Reliability, observability, monitoring

Reading time: 0 minute(s) (0 words)

Reliability

We can define service reliability as doing what the service is supposed to do. Being available for users and customers is of course very important, but service can easily be available while not actually being reliable. Even if your service is up and available to your users, it can’t be reliable if it’s only returning errors to every request or too many requests.

At that point, you’d probably want to measure the reliability of your service. As such, you need to ensure that it’s up, available, and isn’t returning too many errors. And that’s when you can use a service level indicator (SLI)! It’s a measurement that captures as much of the user journey as possible. A good SLI is the accurate measurement of the reliability of your service, and an SLO-based approach to reliability needs good SLIs in order to be effective.

Monitoring

Monitoring is about collecting metrics from a production system to gain an understanding of what’s really going on. It can be beneficial for debugging and triggering alerts when something needs attention. Monitoring helps us gather data to understand better what’s happening in our software and systems.

The challenge of monitoring is separating the proper signal, that is, the few critical things that need attention from the noise, meaning, the many false alerts.

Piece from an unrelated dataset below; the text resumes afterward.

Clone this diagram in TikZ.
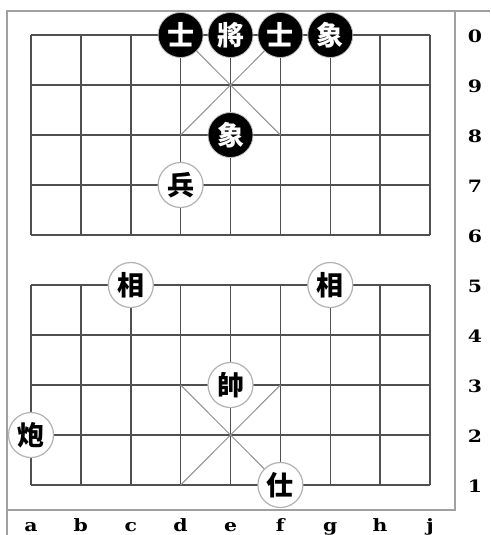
\documentclass[tikz,border=0pt]{standalone}
\usepackage{fontspec}
\newfontfamily\cjk{Noto Sans CJK TC}
\newfontfamily\labfont{DejaVu Serif}
\definecolor{gridc}{HTML}{505050}
\definecolor{framec}{HTML}{A0A0A0}
\definecolor{palc}{HTML}{909090}
\tikzset{
  gridline/.style={gridc, line width=1.5pt},
  frameline/.style={framec, line width=1.8pt},
  palace/.style={palc, line width=1pt},
  blackpiece/.style={circle, fill=black, draw=gray!50, line width=0.8pt, minimum size=45pt, inner sep=0pt, text=white, font=\cjk\bfseries\fontsize{27}{27}\selectfont},
  whitepiece/.style={circle, fill=white, draw=gray!60, line width=1.2pt, minimum size=45pt, inner sep=0pt, text=black, font=\cjk\bfseries\fontsize{27}{27}\selectfont},
  coordlab/.style={font=\labfont\bfseries\fontsize{17}{17}\selectfont, inner sep=0pt, xscale=1.2}
}
\begin{document}
\begin{tikzpicture}[x=1pt,y=-1pt]
\useasboundingbox (0,0) rectangle (490,535);
\fill[white] (0,0) rectangle (490,535);
% frame
\draw[frameline] (7,535) -- (7,11) -- (490,11);
\draw[frameline] (455,11) -- (455,510) -- (7,510);
% grid
\foreach \k in {0,...,4} {
  \pgfmathsetmacro{\yy}{35+50*\k}
  \draw[gridline] (31,\yy) -- (430,\yy);
}
\foreach \k in {5,...,9} {
  \pgfmathsetmacro{\yy}{35+50*\k}
  \draw[gridline] (31,\yy) -- (430,\yy);
}
\foreach \i in {0,...,8} {
  \pgfmathsetmacro{\xx}{31+49.875*\i}
  \draw[gridline] (\xx,35) -- (\xx,235);
  \draw[gridline] (\xx,285) -- (\xx,485);
}
% palaces
\draw[palace] (180.6,35) -- (280.4,135);
\draw[palace] (280.4,35) -- (180.6,135);
\draw[palace] (180.6,385) -- (280.4,485);
\draw[palace] (280.4,385) -- (180.6,485);
% black pieces
\node[blackpiece] (bd0) at (180.6,35) {士};
\node[blackpiece] (be0) at (230.5,35) {將};
\node[blackpiece] (bf0) at (280.4,35) {士};
\node[blackpiece] (bg0) at (330.3,35) {象};
\node[blackpiece] (be8) at (230.5,135) {象};
% red pieces
\node[whitepiece] (rd7) at (180.6,185) {兵};
\node[whitepiece] (rc5) at (130.8,285) {相};
\node[whitepiece] (rg5) at (330.3,285) {相};
\node[whitepiece] (re3) at (230.5,385) {帥};
\node[whitepiece] (ra2) at (31,435) {炮};
\node[whitepiece] (rf1) at (280.4,485) {仕};
% rank labels
\foreach \n [count=\k from 0] in {0,9,8,7,6,5,4,3,2,1} {
  \node[coordlab] (rank\n) at (475,36+50*\k) {\n};
}
% file labels
\foreach \f [count=\i from 0] in {a,b,c,d,e,f,g,h,j} {
  \node[coordlab, anchor=base] (file\f) at (31+49.875*\i,531) {\f};
}
\end{tikzpicture}
\end{document}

Suppose you’ve already invested in monitoring tools like Datadog, Prometheus, New Relic, etc. For sure—you need them. But it would be best if you had SLOs too. As it's a significant source of the data, we need to follow the SLO-based approach to software reliability. In that sense, monitoring and SLOs are complementary—they go hand in hand. SLOs complete the concept by focusing the attention on what truly matters to customers.

Observability

The concept of observability is similar to but slightly different from monitoring. Observability is a measure of how well we can understand the internal state of a system by solely looking at its outputs. In other words, it is how well we can deduce internal causes by observing external symptoms. This includes things like system stats, availability of a service, dependencies, and errors. The more observable our infrastructure is, the more success we will have in diagnosing and curing problems that arise.

For SREs, the goal is to implement and monitor those measurements, so they can have more effective conversations about the state of the product and where they should be putting in their efforts.